Every line of the material below should be repeated exactly.

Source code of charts
********************

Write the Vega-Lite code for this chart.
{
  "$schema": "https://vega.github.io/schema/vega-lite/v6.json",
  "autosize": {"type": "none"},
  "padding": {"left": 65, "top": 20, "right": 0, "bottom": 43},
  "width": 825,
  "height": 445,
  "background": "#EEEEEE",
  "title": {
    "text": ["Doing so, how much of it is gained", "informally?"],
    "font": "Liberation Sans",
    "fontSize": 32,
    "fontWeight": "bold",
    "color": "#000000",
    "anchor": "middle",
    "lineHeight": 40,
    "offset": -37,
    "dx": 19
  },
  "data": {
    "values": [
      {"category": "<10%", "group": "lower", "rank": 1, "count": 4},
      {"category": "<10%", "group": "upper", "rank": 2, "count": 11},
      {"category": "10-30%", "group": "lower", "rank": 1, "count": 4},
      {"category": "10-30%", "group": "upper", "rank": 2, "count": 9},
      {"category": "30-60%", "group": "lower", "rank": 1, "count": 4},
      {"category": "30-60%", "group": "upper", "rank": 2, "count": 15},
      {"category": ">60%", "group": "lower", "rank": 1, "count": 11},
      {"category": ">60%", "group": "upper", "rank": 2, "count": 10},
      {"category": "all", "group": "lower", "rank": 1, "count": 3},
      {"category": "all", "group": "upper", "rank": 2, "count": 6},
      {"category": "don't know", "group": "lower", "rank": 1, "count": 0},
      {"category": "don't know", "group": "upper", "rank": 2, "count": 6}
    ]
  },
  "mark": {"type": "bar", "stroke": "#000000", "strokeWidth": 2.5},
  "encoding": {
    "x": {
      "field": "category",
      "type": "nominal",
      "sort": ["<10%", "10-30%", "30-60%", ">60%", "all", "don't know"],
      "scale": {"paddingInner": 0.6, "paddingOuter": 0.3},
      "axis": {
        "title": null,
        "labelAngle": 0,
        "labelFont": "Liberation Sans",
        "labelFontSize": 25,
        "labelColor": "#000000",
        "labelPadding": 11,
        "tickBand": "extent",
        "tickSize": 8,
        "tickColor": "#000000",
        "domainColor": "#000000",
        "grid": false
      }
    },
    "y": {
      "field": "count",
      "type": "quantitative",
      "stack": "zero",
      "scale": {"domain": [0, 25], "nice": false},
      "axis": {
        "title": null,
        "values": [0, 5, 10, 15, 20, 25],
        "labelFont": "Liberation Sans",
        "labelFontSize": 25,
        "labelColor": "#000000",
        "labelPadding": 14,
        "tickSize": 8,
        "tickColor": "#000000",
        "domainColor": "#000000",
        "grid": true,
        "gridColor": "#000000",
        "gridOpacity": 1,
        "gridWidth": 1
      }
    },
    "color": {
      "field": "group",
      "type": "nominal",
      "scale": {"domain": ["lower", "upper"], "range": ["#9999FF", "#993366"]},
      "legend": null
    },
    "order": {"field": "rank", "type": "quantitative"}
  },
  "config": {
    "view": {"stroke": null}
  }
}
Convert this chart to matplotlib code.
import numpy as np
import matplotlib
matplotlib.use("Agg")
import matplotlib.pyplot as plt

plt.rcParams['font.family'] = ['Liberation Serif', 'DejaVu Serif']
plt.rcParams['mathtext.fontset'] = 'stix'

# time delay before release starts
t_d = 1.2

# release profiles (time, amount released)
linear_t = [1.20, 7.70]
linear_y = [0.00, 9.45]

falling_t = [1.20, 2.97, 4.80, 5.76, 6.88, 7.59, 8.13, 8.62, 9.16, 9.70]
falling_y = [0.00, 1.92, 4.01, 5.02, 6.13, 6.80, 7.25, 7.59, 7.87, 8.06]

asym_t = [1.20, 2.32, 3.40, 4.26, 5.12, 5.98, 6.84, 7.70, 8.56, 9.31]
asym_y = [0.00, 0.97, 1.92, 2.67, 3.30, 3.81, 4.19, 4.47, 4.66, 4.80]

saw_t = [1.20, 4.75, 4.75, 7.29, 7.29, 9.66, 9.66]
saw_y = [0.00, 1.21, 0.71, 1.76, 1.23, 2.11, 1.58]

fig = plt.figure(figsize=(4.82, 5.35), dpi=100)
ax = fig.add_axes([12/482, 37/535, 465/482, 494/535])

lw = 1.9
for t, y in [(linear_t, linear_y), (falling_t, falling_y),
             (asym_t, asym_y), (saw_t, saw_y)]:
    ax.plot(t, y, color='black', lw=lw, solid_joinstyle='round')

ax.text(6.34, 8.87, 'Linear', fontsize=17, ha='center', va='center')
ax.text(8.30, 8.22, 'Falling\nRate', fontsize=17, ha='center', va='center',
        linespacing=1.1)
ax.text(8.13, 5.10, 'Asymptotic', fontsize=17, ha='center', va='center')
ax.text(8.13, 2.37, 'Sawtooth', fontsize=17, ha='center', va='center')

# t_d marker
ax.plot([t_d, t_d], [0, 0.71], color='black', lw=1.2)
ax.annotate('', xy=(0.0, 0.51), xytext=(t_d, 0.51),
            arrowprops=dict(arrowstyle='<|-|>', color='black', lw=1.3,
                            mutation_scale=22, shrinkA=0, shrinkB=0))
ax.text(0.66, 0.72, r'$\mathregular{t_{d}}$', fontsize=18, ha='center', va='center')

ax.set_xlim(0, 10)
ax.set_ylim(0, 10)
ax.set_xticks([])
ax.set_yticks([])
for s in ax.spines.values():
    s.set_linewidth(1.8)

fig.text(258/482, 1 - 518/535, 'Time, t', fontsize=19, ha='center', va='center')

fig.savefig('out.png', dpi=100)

********************

Right answer
Write the Vega-Lite code for this chart.
{
  "$schema": "https://vega.github.io/schema/vega-lite/v6.json",
  "autosize": {"type": "none"},
  "padding": {"left": 65, "top": 20, "right": 0, "bottom": 43},
  "width": 825,
  "height": 445,
  "background": "#EEEEEE",
  "title": {
    "text": ["Doing so, how much of it is gained", "informally?"],
    "font": "Liberation Sans",
    "fontSize": 32,
    "fontWeight": "bold",
    "color": "#000000",
    "anchor": "middle",
    "lineHeight": 40,
    "offset": -37,
    "dx": 19
  },
  "data": {
    "values": [
      {"category": "<10%", "group": "lower", "rank": 1, "count": 4},
      {"category": "<10%", "group": "upper", "rank": 2, "count": 11},
      {"category": "10-30%", "group": "lower", "rank": 1, "count": 4},
      {"category": "10-30%", "group": "upper", "rank": 2, "count": 9},
      {"category": "30-60%", "group": "lower", "rank": 1, "count": 4},
      {"category": "30-60%", "group": "upper", "rank": 2, "count": 15},
      {"category": ">60%", "group": "lower", "rank": 1, "count": 11},
      {"category": ">60%", "group": "upper", "rank": 2, "count": 10},
      {"category": "all", "group": "lower", "rank": 1, "count": 3},
      {"category": "all", "group": "upper", "rank": 2, "count": 6},
      {"category": "don't know", "group": "lower", "rank": 1, "count": 0},
      {"category": "don't know", "group": "upper", "rank": 2, "count": 6}
    ]
  },
  "mark": {"type": "bar", "stroke": "#000000", "strokeWidth": 2.5},
  "encoding": {
    "x": {
      "field": "category",
      "type": "nominal",
      "sort": ["<10%", "10-30%", "30-60%", ">60%", "all", "don't know"],
      "scale": {"paddingInner": 0.6, "paddingOuter": 0.3},
      "axis": {
        "title": null,
        "labelAngle": 0,
        "labelFont": "Liberation Sans",
        "labelFontSize": 25,
        "labelColor": "#000000",
        "labelPadding": 11,
        "tickBand": "extent",
        "tickSize": 8,
        "tickColor": "#000000",
        "domainColor": "#000000",
        "grid": false
      }
    },
    "y": {
      "field": "count",
      "type": "quantitative",
      "stack": "zero",
      "scale": {"domain": [0, 25], "nice": false},
      "axis": {
        "title": null,
        "values": [0, 5, 10, 15, 20, 25],
        "labelFont": "Liberation Sans",
        "labelFontSize": 25,
        "labelColor": "#000000",
        "labelPadding": 14,
        "tickSize": 8,
        "tickColor": "#000000",
        "domainColor": "#000000",
        "grid": true,
        "gridColor": "#000000",
        "gridOpacity": 1,
        "gridWidth": 1
      }
    },
    "color": {
      "field": "group",
      "type": "nominal",
      "scale": {"domain": ["lower", "upper"], "range": ["#9999FF", "#993366"]},
      "legend": null
    },
    "order": {"field": "rank", "type": "quantitative"}
  },
  "config": {
    "view": {"stroke": null}
  }
}
Convert this chart to matplotlib code.
import numpy as np
import matplotlib
matplotlib.use("Agg")
import matplotlib.pyplot as plt

plt.rcParams['font.family'] = ['Liberation Serif', 'DejaVu Serif']
plt.rcParams['mathtext.fontset'] = 'stix'

# time delay before release starts
t_d = 1.2

# release profiles (time, amount released)
linear_t = [1.20, 7.70]
linear_y = [0.00, 9.45]

falling_t = [1.20, 2.97, 4.80, 5.76, 6.88, 7.59, 8.13, 8.62, 9.16, 9.70]
falling_y = [0.00, 1.92, 4.01, 5.02, 6.13, 6.80, 7.25, 7.59, 7.87, 8.06]

asym_t = [1.20, 2.32, 3.40, 4.26, 5.12, 5.98, 6.84, 7.70, 8.56, 9.31]
asym_y = [0.00, 0.97, 1.92, 2.67, 3.30, 3.81, 4.19, 4.47, 4.66, 4.80]

saw_t = [1.20, 4.75, 4.75, 7.29, 7.29, 9.66, 9.66]
saw_y = [0.00, 1.21, 0.71, 1.76, 1.23, 2.11, 1.58]

fig = plt.figure(figsize=(4.82, 5.35), dpi=100)
ax = fig.add_axes([12/482, 37/535, 465/482, 494/535])

lw = 1.9
for t, y in [(linear_t, linear_y), (falling_t, falling_y),
             (asym_t, asym_y), (saw_t, saw_y)]:
    ax.plot(t, y, color='black', lw=lw, solid_joinstyle='round')

ax.text(6.34, 8.87, 'Linear', fontsize=17, ha='center', va='center')
ax.text(8.30, 8.22, 'Falling\nRate', fontsize=17, ha='center', va='center',
        linespacing=1.1)
ax.text(8.13, 5.10, 'Asymptotic', fontsize=17, ha='center', va='center')
ax.text(8.13, 2.37, 'Sawtooth', fontsize=17, ha='center', va='center')

# t_d marker
ax.plot([t_d, t_d], [0, 0.71], color='black', lw=1.2)
ax.annotate('', xy=(0.0, 0.51), xytext=(t_d, 0.51),
            arrowprops=dict(arrowstyle='<|-|>', color='black', lw=1.3,
                            mutation_scale=22, shrinkA=0, shrinkB=0))
ax.text(0.66, 0.72, r'$\mathregular{t_{d}}$', fontsize=18, ha='center', va='center')

ax.set_xlim(0, 10)
ax.set_ylim(0, 10)
ax.set_xticks([])
ax.set_yticks([])
for s in ax.spines.values():
    s.set_linewidth(1.8)

fig.text(258/482, 1 - 518/535, 'Time, t', fontsize=19, ha='center', va='center')

fig.savefig('out.png', dpi=100)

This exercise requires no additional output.